▶ YOUR INSTRUCTIONS
Return every line below in which "standalone" appears.
——
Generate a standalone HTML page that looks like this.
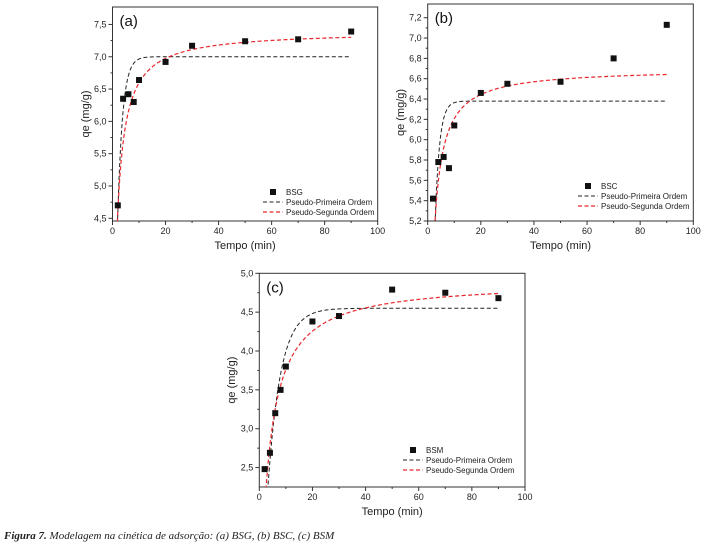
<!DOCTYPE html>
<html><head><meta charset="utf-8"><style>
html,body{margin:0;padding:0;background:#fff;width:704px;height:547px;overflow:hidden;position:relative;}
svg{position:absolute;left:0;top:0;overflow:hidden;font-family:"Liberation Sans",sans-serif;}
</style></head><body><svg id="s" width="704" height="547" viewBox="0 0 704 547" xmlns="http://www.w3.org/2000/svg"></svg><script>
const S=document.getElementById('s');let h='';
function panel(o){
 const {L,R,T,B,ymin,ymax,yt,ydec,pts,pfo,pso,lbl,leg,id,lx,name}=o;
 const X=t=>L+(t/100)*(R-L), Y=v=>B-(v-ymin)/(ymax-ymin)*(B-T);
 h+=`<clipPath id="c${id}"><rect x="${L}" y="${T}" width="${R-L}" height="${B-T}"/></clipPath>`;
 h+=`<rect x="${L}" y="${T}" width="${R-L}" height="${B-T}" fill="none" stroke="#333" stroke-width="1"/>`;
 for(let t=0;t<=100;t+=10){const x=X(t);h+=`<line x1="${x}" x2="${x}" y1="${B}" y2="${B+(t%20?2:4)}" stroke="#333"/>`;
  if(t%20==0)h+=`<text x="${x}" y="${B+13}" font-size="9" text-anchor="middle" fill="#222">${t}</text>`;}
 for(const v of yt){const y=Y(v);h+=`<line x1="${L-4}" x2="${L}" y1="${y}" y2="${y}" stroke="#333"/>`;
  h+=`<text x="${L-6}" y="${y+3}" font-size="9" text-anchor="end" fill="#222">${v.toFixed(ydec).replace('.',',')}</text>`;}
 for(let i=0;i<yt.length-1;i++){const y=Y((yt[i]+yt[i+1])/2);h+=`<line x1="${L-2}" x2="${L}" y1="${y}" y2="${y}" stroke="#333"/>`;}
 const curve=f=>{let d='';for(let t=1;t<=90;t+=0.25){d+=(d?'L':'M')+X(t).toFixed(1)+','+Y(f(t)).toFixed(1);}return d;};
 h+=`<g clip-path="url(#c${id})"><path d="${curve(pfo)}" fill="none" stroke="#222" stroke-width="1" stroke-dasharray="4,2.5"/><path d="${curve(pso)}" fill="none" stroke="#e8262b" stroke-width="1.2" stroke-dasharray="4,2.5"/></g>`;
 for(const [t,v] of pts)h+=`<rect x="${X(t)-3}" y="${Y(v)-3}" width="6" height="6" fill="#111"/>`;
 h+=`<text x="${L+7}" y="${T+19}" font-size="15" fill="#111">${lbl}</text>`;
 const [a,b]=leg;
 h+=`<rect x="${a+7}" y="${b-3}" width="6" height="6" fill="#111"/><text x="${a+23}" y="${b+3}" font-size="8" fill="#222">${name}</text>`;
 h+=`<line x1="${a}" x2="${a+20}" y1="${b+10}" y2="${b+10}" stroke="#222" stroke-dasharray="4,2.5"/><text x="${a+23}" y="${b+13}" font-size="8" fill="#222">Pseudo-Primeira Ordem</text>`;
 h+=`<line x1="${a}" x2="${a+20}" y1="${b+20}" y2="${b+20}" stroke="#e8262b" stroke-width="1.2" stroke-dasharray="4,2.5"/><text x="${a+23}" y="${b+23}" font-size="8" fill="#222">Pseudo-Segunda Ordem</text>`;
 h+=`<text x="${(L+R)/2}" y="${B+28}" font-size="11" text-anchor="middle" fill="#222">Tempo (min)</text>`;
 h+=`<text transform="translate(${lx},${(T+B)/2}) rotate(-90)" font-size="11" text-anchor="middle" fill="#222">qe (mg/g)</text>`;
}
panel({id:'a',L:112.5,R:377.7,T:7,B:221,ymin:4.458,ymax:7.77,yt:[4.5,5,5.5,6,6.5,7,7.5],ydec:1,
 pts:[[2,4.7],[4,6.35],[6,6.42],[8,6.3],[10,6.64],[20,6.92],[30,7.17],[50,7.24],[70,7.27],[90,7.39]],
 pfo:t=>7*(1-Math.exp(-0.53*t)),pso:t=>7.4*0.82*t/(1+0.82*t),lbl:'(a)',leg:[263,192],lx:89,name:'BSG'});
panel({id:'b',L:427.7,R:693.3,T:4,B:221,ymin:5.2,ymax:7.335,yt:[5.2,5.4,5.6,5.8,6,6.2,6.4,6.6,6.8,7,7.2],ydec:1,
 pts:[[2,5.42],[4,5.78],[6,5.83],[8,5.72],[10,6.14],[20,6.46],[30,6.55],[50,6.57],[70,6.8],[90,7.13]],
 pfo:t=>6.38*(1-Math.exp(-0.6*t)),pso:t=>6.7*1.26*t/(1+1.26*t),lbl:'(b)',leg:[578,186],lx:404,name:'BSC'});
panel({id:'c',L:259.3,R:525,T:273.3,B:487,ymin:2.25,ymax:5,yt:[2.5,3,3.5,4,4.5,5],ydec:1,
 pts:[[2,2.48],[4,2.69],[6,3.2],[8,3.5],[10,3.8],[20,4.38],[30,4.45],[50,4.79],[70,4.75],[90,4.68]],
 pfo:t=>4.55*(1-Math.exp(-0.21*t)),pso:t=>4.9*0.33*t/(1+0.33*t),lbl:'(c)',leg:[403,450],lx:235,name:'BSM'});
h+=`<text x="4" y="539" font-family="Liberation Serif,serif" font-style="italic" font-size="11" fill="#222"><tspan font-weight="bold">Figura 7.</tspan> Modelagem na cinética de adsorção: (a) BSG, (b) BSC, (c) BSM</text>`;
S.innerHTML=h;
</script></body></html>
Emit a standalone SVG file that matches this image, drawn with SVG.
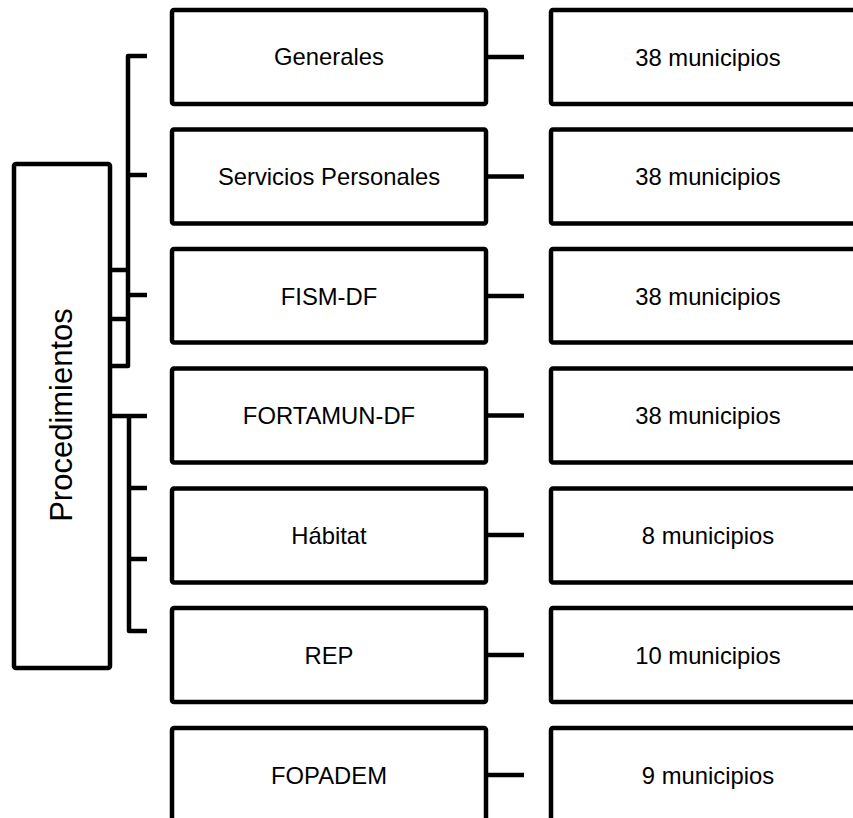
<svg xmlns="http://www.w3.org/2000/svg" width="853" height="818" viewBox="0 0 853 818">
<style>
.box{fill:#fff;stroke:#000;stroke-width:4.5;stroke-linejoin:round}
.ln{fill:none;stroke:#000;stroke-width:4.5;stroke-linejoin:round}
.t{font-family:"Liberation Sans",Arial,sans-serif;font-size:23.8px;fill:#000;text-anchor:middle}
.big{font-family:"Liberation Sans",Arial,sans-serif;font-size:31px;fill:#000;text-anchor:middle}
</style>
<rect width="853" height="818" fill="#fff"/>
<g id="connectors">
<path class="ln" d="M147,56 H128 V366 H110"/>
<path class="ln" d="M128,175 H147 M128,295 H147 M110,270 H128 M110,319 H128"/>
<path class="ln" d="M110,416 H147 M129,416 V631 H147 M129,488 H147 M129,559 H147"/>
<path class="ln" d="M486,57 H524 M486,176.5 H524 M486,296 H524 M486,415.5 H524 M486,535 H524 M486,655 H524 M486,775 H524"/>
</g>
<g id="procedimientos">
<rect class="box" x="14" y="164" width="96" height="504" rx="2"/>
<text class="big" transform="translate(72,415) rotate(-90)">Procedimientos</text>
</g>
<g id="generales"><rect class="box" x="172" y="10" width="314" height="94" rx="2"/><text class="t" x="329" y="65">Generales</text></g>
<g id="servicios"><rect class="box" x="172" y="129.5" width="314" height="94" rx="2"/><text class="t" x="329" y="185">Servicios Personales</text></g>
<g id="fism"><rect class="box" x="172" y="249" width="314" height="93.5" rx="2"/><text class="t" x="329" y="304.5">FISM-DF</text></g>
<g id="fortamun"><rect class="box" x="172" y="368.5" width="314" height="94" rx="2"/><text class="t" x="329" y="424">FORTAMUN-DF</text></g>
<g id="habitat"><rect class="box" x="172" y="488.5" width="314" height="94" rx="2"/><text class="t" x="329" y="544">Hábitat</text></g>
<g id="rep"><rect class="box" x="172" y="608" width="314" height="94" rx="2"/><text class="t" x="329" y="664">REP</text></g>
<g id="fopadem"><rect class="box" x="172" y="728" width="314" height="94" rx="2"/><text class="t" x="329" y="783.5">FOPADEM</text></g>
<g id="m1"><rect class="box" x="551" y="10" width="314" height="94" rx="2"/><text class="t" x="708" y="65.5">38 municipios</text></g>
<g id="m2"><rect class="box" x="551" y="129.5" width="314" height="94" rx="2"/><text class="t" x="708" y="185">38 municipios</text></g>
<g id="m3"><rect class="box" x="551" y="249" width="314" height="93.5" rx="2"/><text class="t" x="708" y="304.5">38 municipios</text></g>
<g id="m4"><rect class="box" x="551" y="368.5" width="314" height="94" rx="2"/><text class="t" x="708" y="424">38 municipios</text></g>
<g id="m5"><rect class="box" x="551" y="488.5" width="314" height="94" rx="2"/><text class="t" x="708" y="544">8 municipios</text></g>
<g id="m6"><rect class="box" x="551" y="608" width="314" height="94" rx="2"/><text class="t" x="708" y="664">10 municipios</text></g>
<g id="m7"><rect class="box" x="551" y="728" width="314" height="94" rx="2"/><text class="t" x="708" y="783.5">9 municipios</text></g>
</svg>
——
▶ ANSWER TO THIS EXERCISE
Generate a standalone HTML page that looks like this.
Emit a standalone SVG file that matches this image, drawn with SVG.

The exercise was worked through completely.